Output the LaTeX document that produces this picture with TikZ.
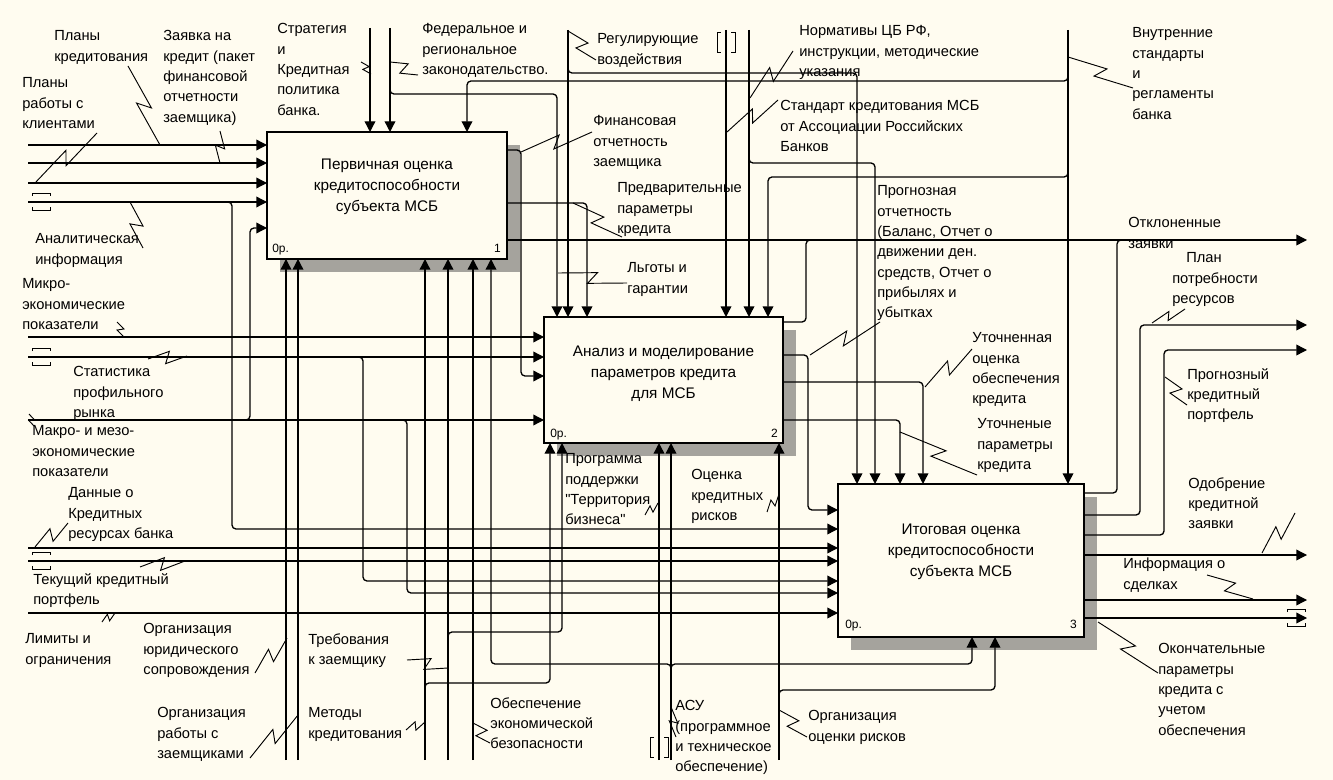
\documentclass[tikz,border=0pt]{standalone}
\usepackage{fontspec}
\setmainfont{Liberation Sans}[Ligatures=TeXOff]
\usetikzlibrary{arrows.meta,calc,shadows}

\definecolor{paper}{RGB}{255,252,240}
\definecolor{shade}{RGB}{165,163,157}

\newcommand\lblstrut{\rule{0pt}{7.9pt}}
\newcommand\boxstrut{\rule{0pt}{8.3pt}}

% leader line with a zigzag in the middle
\newcommand\zig[3][4.5pt]{\draw[lead] (#2) -- ($(#2)!0.56!(#3)!#1!90:(#3)$) -- ($(#2)!0.44!(#3)!#1!-90:(#3)$) -- (#3);}
% tunnel brackets at the free end of a horizontal arrow
\newcommand\tunh[2]{%
  \draw[lead] (#1,#2-6) -- (#1,#2-9) -- (#1+18,#2-9) -- (#1+18,#2-6);
  \draw[lead] (#1,#2+5) -- (#1,#2+8) -- (#1+18,#2+8) -- (#1+18,#2+5);}
% tunnel brackets at the free end of a vertical arrow
\newcommand\tunv[2]{%
  \draw[lead] (#1-5,#2) -- (#1-9,#2) -- (#1-9,#2+20) -- (#1-5,#2+20);
  \draw[lead] (#1+5,#2) -- (#1+9,#2) -- (#1+9,#2+20) -- (#1+5,#2+20);}

\tikzset{
  proc/.style={draw, line width=2pt, fill=paper, outer sep=0pt, inner sep=0pt,
    drop shadow={shadow xshift=9.75pt, shadow yshift=-9.75pt, fill=shade, opacity=1}},
  conn/.style={line width=1pt, rounded corners=3pt},
  arr/.style={conn, -{Triangle[length=8pt,width=8pt]}},
  lead/.style={line width=0.7pt},
  lbl/.style={font=\fontsize{11}{15.25}\selectfont, align=left, anchor=north west, inner sep=0pt},
  boxtxt/.style={font=\fontsize{11.5}{15.75}\selectfont, align=center, anchor=north, inner sep=0pt},
  num/.style={font=\fontsize{9}{11}\selectfont, inner sep=0pt}
}

\begin{document}
\begin{tikzpicture}[x=0.75pt,y=-0.75pt]
\useasboundingbox (0,0) rectangle (1333,780);
\fill[paper] (0,0) rectangle (1333,780);

% activity boxes
\node[proc, minimum width=180pt, minimum height=95.25pt] (b1) at (387,195.5) {};
\node[proc, minimum width=179.25pt, minimum height=94.5pt] (b2) at (663.5,380) {};
\node[proc, minimum width=184.5pt, minimum height=114.75pt] (b3) at (961,560.5) {};

% inputs of box 1
\draw[arr] (28,145) -- (b1.west |- 0,145);
\draw[arr] (28,163) -- (b1.west |- 0,163);
\draw[arr] (28,183) -- (b1.west |- 0,183);
\draw[arr] (28,202) -- (b1.west |- 0,202);
\draw[arr] (236,420) -- (250,420) -- (250,228) -- (b1.west |- 0,228);
\draw[arr] (220,202) -- (232,202) -- (232,529) -- (b3.west |- 0,529);

% inputs of box 2
\draw[arr] (28,337) -- (b2.west |- 0,337);
\draw[arr] (28,357) -- (b2.west |- 0,357);
\draw[arr] (b1.east |- 0,150) -- (521,150) -- (521,376) -- (b2.west |- 0,376);
\draw[arr] (28,420) -- (b2.west |- 0,420);

% inputs of box 3
\draw[arr] (b2.east |- 0,355) -- (808,355) -- (808,510) -- (b3.west |- 0,510);
\draw[arr] (28,548) -- (b3.west |- 0,548);
\draw[arr] (28,561) -- (b3.west |- 0,561);
\draw[arr] (352,357) -- (363,357) -- (363,581) -- (b3.west |- 0,581);
\draw[arr] (396,420) -- (407,420) -- (407,593) -- (b3.west |- 0,593);
\draw[arr] (28,613) -- (b3.west |- 0,613);

% controls
\draw[arr] (370,28) -- (b1.north -| 370,0);
\draw[arr] (390,28) -- (b1.north -| 390,0);
\draw[arr] (390,84) -- (390,94) -- (557,94) -- (b2.north -| 557,0);
\draw[arr] (1068,70) -- (1068,81) -- (467,81) -- (b1.north -| 467,0);
\draw[arr] (568,30) -- (b2.north -| 568,0);
\draw[arr] (568,62) -- (568,73) -- (857,73) -- (b3.north -| 857,0);
\draw[arr] (726,30) -- (b2.north -| 726,0);
\draw[arr] (749,30) -- (b2.north -| 749,0);
\draw[arr] (749,152) -- (749,163) -- (875,163) -- (b3.north -| 875,0);
\draw[arr] (1068,166) -- (1068,177) -- (768,177) -- (b2.north -| 768,0);
\draw[arr] (b1.east |- 0,203) -- (587,203) -- (b2.north -| 587,0);
\draw[arr] (1068,30) -- (b3.north -| 1068,0);
\draw[arr] (b2.east |- 0,382) -- (923,382) -- (b3.north -| 923,0);
\draw[arr] (b2.east |- 0,420) -- (900,420) -- (b3.north -| 900,0);

% outputs
\draw[arr] (b1.east |- 0,240) -- (1307,240);
\draw[conn] (b2.east |- 0,322) -- (806,322) -- (806,240) -- (818,240);
\draw[conn] (b3.east |- 0,493) -- (1117,493) -- (1117,240) -- (1129,240);
\draw[arr] (b3.east |- 0,515) -- (1140,515) -- (1140,325) -- (1307,325);
\draw[arr] (b3.east |- 0,535) -- (1164,535) -- (1164,350) -- (1307,350);
\draw[arr] (b3.east |- 0,555) -- (1307,555);
\draw[arr] (b3.east |- 0,600) -- (1307,600);
\draw[arr] (b3.east |- 0,618) -- (1307,618);

% mechanisms
\draw[arr] (286,760) -- (b1.south -| 286,0);
\draw[arr] (298,760) -- (b1.south -| 298,0);
\draw[arr] (425,760) -- (b1.south -| 425,0);
\draw[arr] (425,693) -- (425,683) -- (550,683) -- (b2.south -| 550,0);
\draw[arr] (448,760) -- (b1.south -| 448,0);
\draw[arr] (448,642) -- (448,632) -- (562,632) -- (b2.south -| 562,0);
\draw[arr] (473,760) -- (b1.south -| 473,0);
\draw[arr] (659,760) -- (b2.south -| 659,0);
\draw[arr] (671,760) -- (b2.south -| 671,0);
\draw[arr] (671,674) -- (671,664) -- (491,664) -- (b1.south -| 491,0);
\draw[arr] (671,674) -- (671,664) -- (972,664) -- (b3.south -| 972,0);
\draw[arr] (779,760) -- (b2.south -| 779,0);
\draw[arr] (779,700) -- (779,690) -- (995,690) -- (b3.south -| 995,0);

% tunnel brackets
\tunh{32}{202}
\tunh{32}{357}
\tunh{32}{561}
\tunh{1287}{618}
\tunv{726}{32}
\tunv{659}{737}

% leader lines
\zig{160,145}{128,66}
\zig[3.5pt]{220,163}{220,131}
\zig{35,183}{97,133}
\zig{130,202}{143,248}
\zig[2.5pt]{371,74}{361,62}
\zig{390,62}{418,75}
\zig{568,31}{596,60}
\zig{750,98}{793,51}
\zig{727,132}{778,100}
\zig{1068,57}{1133,88}
\zig{521,152}{592,132}
\zig{573,203}{622,237}
\zig{558,273}{627,283}
\zig{810,355}{880,322}
\zig[3pt]{1152,323}{1185,309}
\zig{1165,377}{1187,405}
\zig{1262,553}{1295,513}
\zig{1253,599}{1207,575}
\zig{1098,622}{1158,673}
\zig{925,387}{972,349}
\zig{900,432}{977,475}
\zig[2.5pt]{658,503}{645,515}
\zig[2.5pt]{779,494}{767,512}
\zig[2.5pt]{124,337}{117,322}
\zig{187,356}{148,359}
\zig[2pt]{29,414}{34,426}
\zig{35,547}{68,523}
\zig{185,561}{140,567}
\zig[2.5pt]{115,613}{102,622}
\zig{287,638}{255,673}
\zig{298,715}{250,758}
\zig{448,668}{407,660}
\zig[3pt]{425,722}{406,730}
\zig{473,723}{490,743}
\zig[3pt]{671,707}{676,737}
\zig{779,710}{807,737}

% box texts
\node[boxtxt] (b1t) at (387,158) {\boxstrut Первичная оценка\\кредитоспособности\\субъекта МСБ};
\node[boxtxt] (b2t) at (663.5,345) {\boxstrut Анализ и моделирование\\параметров кредита\\для МСБ};
\node[boxtxt] (b3t) at (961,523) {\boxstrut Итоговая оценка\\кредитоспособности\\субъекта МСБ};
\node[num, anchor=base west] (b1c) at (272,253) {0р.};
\node[num, anchor=base east] (b1n) at (501,253) {1};
\node[num, anchor=base west] (b2c) at (550,437) {0р.};
\node[num, anchor=base east] (b2n) at (778,437) {2};
\node[num, anchor=base west] (b3c) at (845,628) {0р.};
\node[num, anchor=base east] (b3n) at (1077,628) {3};

% arrow labels
\node[lbl] (l1) at (54,30) {\lblstrut Планы\\кредитования};
\node[lbl] (l2) at (163,30) {\lblstrut Заявка на\\кредит (пакет\\финансовой\\отчетности\\заемщика)};
\node[lbl] (l3) at (22,77) {\lblstrut Планы\\работы с\\клиентами};
\node[lbl] (l4) at (277,23) {\lblstrut Стратегия\\и\\Кредитная\\политика\\банка.};
\node[lbl] (l5) at (422,23) {\lblstrut Федеральное и\\региональное\\законодательство.};
\node[lbl] (l6) at (597,33) {\lblstrut Регулирующие\\воздействия};
\node[lbl] (l7) at (799,25) {\lblstrut Нормативы ЦБ РФ,\\инструкции, методические\\указания};
\node[lbl] (l8) at (780,100) {\lblstrut Стандарт кредитования МСБ\\от Ассоциации Российских\\Банков};
\node[lbl] (l9) at (1132,27) {\lblstrut Внутренние\\стандарты\\и\\регламенты\\банка};
\node[lbl] (l10) at (593,115) {\lblstrut Финансовая\\отчетность\\заемщика};
\node[lbl] (l11) at (617,182) {\lblstrut Предварительные\\параметры\\кредита};
\node[lbl] (l12) at (877,185) {\lblstrut Прогнозная\\отчетность\\(Баланс, Отчет о\\движении ден.\\средств, Отчет о\\прибылях и\\убытках};
\node[lbl] (l13) at (1128,217) {\lblstrut Отклоненные\\заявки};
\node[lbl] (l14) at (1172,252) {\lblstrut \hspace*{10.5pt}План\\потребности\\ресурсов};
\node[lbl] (l15) at (1187,368) {\lblstrut Прогнозный\\кредитный\\портфель};
\node[lbl] (l16) at (1188,477) {\lblstrut Одобрение\\кредитной\\заявки};
\node[lbl] (l17) at (1123,558) {\lblstrut Информация о\\сделках};
\node[lbl] (l18) at (1158,643) {\lblstrut Окончательные\\параметры\\кредита с\\учетом\\обеспечения};
\node[lbl] (l19) at (972,332) {\lblstrut Уточненная\\оценка\\обеспечения\\кредита};
\node[lbl] (l20) at (977,418) {\lblstrut Уточненые\\параметры\\кредита};
\node[lbl] (l21) at (627,262) {\lblstrut Льготы и\\гарантии};
\node[lbl] (l22) at (565,453) {\lblstrut Программа\\поддержки\\"Территория\\бизнеса"};
\node[lbl] (l23) at (691,469) {\lblstrut Оценка\\кредитных\\рисков};
\node[lbl] (l24) at (35,233) {\lblstrut Аналитическая\\информация};
\node[lbl] (l25) at (22,278) {\lblstrut Микро-\\экономические\\показатели};
\node[lbl] (l26) at (73,366) {\lblstrut Статистика\\профильного\\рынка};
\node[lbl] (l27) at (32,425) {\lblstrut Макро- и мезо-\\экономические\\показатели};
\node[lbl] (l28) at (68,487) {\lblstrut Данные о\\Кредитных\\ресурсах банка};
\node[lbl] (l29) at (33,573) {\lblstrut Текущий кредитный\\портфель};
\node[lbl] (l30) at (25,633) {\lblstrut Лимиты и\\ограничения};
\node[lbl] (l31) at (143,623) {\lblstrut Организация\\юридического\\сопровождения};
\node[lbl] (l32) at (157,707) {\lblstrut Организация\\работы с\\заемщиками};
\node[lbl] (l33) at (308,633) {\lblstrut Требования\\к заемщику};
\node[lbl] (l34) at (308,707) {\lblstrut Методы\\кредитования};
\node[lbl] (l35) at (490,697) {\lblstrut Обеспечение\\экономической\\безопасности};
\node[lbl] (l36) at (675,700) {\lblstrut АСУ\\(программное\\и техническое\\обеспечение)};
\node[lbl] (l37) at (808,710) {\lblstrut Организация\\оценки рисков};
\end{tikzpicture}
\end{document}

§ EXERCISE DETAILS
Without any pictures, reproduce the lines from the first one in the material through the line that has "(#1+5,#2) -- (#1+9,#2)", exactly as they appear.

§ RESULT BELOW
Output the LaTeX document that produces this picture with TikZ.
\documentclass[tikz,border=0pt]{standalone}
\usepackage{fontspec}
\setmainfont{Liberation Sans}[Ligatures=TeXOff]
\usetikzlibrary{arrows.meta,calc,shadows}

\definecolor{paper}{RGB}{255,252,240}
\definecolor{shade}{RGB}{165,163,157}

\newcommand\lblstrut{\rule{0pt}{7.9pt}}
\newcommand\boxstrut{\rule{0pt}{8.3pt}}

% leader line with a zigzag in the middle
\newcommand\zig[3][4.5pt]{\draw[lead] (#2) -- ($(#2)!0.56!(#3)!#1!90:(#3)$) -- ($(#2)!0.44!(#3)!#1!-90:(#3)$) -- (#3);}
% tunnel brackets at the free end of a horizontal arrow
\newcommand\tunh[2]{%
  \draw[lead] (#1,#2-6) -- (#1,#2-9) -- (#1+18,#2-9) -- (#1+18,#2-6);
  \draw[lead] (#1,#2+5) -- (#1,#2+8) -- (#1+18,#2+8) -- (#1+18,#2+5);}
% tunnel brackets at the free end of a vertical arrow
\newcommand\tunv[2]{%
  \draw[lead] (#1-5,#2) -- (#1-9,#2) -- (#1-9,#2+20) -- (#1-5,#2+20);
  \draw[lead] (#1+5,#2) -- (#1+9,#2) -- (#1+9,#2+20) -- (#1+5,#2+20);}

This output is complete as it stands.